One additional detail worth noting: the initial capacity test on cell DL1 measured 26.5 Ah and 91.8 Wh of discharge energy. The nominal spec lists 94 Wh. If the cell weighs around 235 grams, that would put it near the 400 Wh/kg claim, but VTT does not report the weight, and calculating backward from an energy density claim is not the same as measuring it.

CEO Marko Lehtimäki staked his personal reputation on shipping Verge Motorcycles with these cells in Q1 2026. That deadline is now days away.

Electrek’s Take

These three independent VTT reports in three weeks are encouraging, but there’s nothing completely groundbreaking yet.

The charge rate is probably the most impressive one, but moot as we see what’s entering commercialization in China, such as BYD’s second-gen Blade battery.

We said after the first report that Donut Lab was proving the easier claims first, and that assessment holds after the third. Fast charging, high-temperature tolerance, and self-discharge performance are all within the realm of what the solid-state battery community expects. They are necessary conditions for a real product, but they are not sufficient to validate the extraordinary claims that made Donut Lab famous.

The self-discharge data is fine, 97.7% retention over 10 days is a workable number for real-world applications. We would have liked to see a longer test period to better separate relaxation effects from true self-discharge, but what VTT measured shows a cell that behaves normally.

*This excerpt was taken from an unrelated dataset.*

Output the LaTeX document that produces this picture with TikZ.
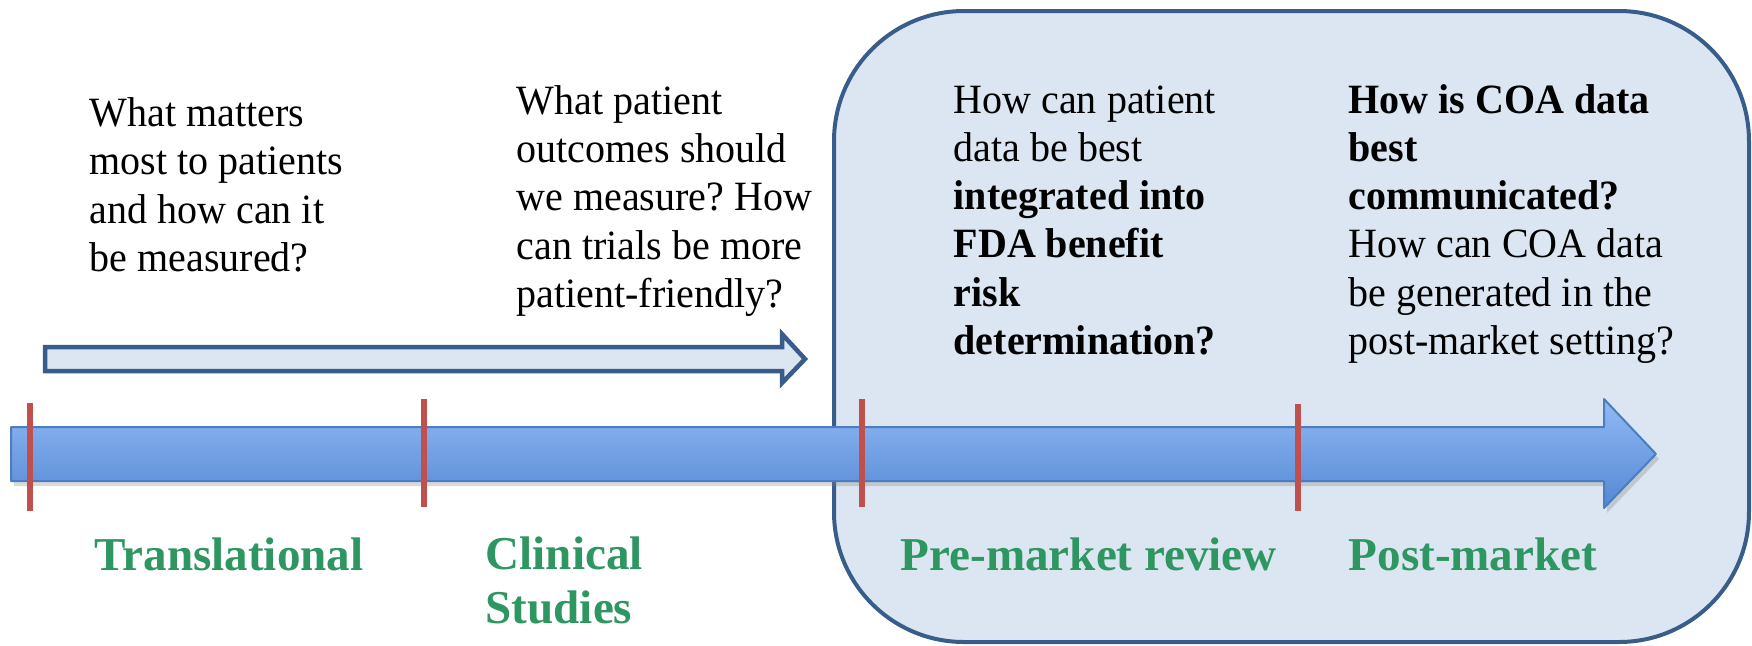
\documentclass[tikz,border=0pt]{standalone}
\usepackage{fontspec}
\setmainfont{Liberation Serif}
\newfontfamily\hepchu{Liberation Serif}[FakeStretch=0.96]
\usetikzlibrary{shadows}
\definecolor{khungnen}{RGB}{220,230,242}
\definecolor{khungvien}{RGB}{56,93,138}
\definecolor{vachdo}{RGB}{192,80,77}
\definecolor{chuxanh}{RGB}{46,150,96}
\definecolor{truclen}{RGB}{146,185,245}
\definecolor{trucxuong}{RGB}{84,136,212}
\definecolor{trucvien}{RGB}{74,126,193}
\frenchspacing
\begin{document}
\begin{tikzpicture}[x=0.1mm, y=-0.1mm, line join=round, line cap=round,
	cauhoi/.style={anchor=base west, align=left, inner sep=0pt, font=\hepchu\fontsize{11.86}{13.66}\selectfont},
	giaidoan/.style={anchor=base west, align=left, inner sep=0pt, text=chuxanh, font=\fontsize{13.4}{15.1}\selectfont\bfseries}]
	% Khung hình
	\useasboundingbox (0,0) rectangle (1752,645);
	
	% Khung bo góc (giai đoạn FDA)
	\draw[line width=0.4mm, draw=khungvien, fill=khungnen, rounded corners=1.3cm] (834,11) rectangle (1749,642);
	
	% Mũi tên rỗng
	\draw[line width=0.45mm, draw=khungvien, fill=khungnen, line cap=butt, line join=miter] (45,347) -- (782,347) -- (782,334) -- (805,359) -- (782,383) -- (782,371) -- (45,371) -- cycle;
	
	% Trục thời gian
	\draw[trucvien, line width=0.2mm, top color=truclen, bottom color=trucxuong, drop shadow={opacity=0.3, shadow xshift=0.3mm, shadow yshift=-0.5mm}] (11,427) -- (1604,427) -- (1604,399) -- (1656,454) -- (1604,508) -- (1604,481) -- (11,481) -- cycle;
	
	% Vạch chia
	\foreach \x/\ytren/\yduoi in {30/403/511, 424/399/507, 862/399/507, 1298/404/511}
		\draw[vachdo, line width=0.65mm, line cap=butt] (\x,\ytren) -- (\x,\yduoi);
	
	% Câu hỏi (đặt theo dòng cuối)
	\node[cauhoi] (hoi1) at (89,271) {What matters\\most to patients\\and how can it\\be measured?};
	\node[cauhoi] (hoi2) at (516,307) {What patient\\outcomes should\\we measure? How\\can trials be more\\patient-friendly?};
	\node[cauhoi] (hoi3) at (953,354) {How can patient\\data be best\\\textbf{integrated into}\\\textbf{FDA benefit}\\\textbf{risk}\\\textbf{determination?}};
	\node[cauhoi] (hoi4) at (1348,354) {\textbf{How is COA data}\\\textbf{best}\\\textbf{communicated?}\\How can COA data\\be generated in the\\post-market setting?};
	
	% Tên giai đoạn
	\node[giaidoan] (gd1) at (94,570) {Translational};
	\node[giaidoan] (gd2) at (485,623) {Clinical\\Studies};
	\node[giaidoan] (gd3) at (900,570) {Pre-market review};
	\node[giaidoan] (gd4) at (1348,570) {Post-market};
\end{tikzpicture}
\end{document}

What we are really waiting for is the energy density and cycle life data. Those are the specifications that, if confirmed, would make this battery genuinely revolutionary rather than just another solid-state cell with good thermal properties. Until VTT weighs the cell and runs it through thousands of cycles, the verdict remains the same: promising but unproven where it matters most. We are getting closer to the point where Donut Lab either delivers the proof or runs out of easier claims to validate.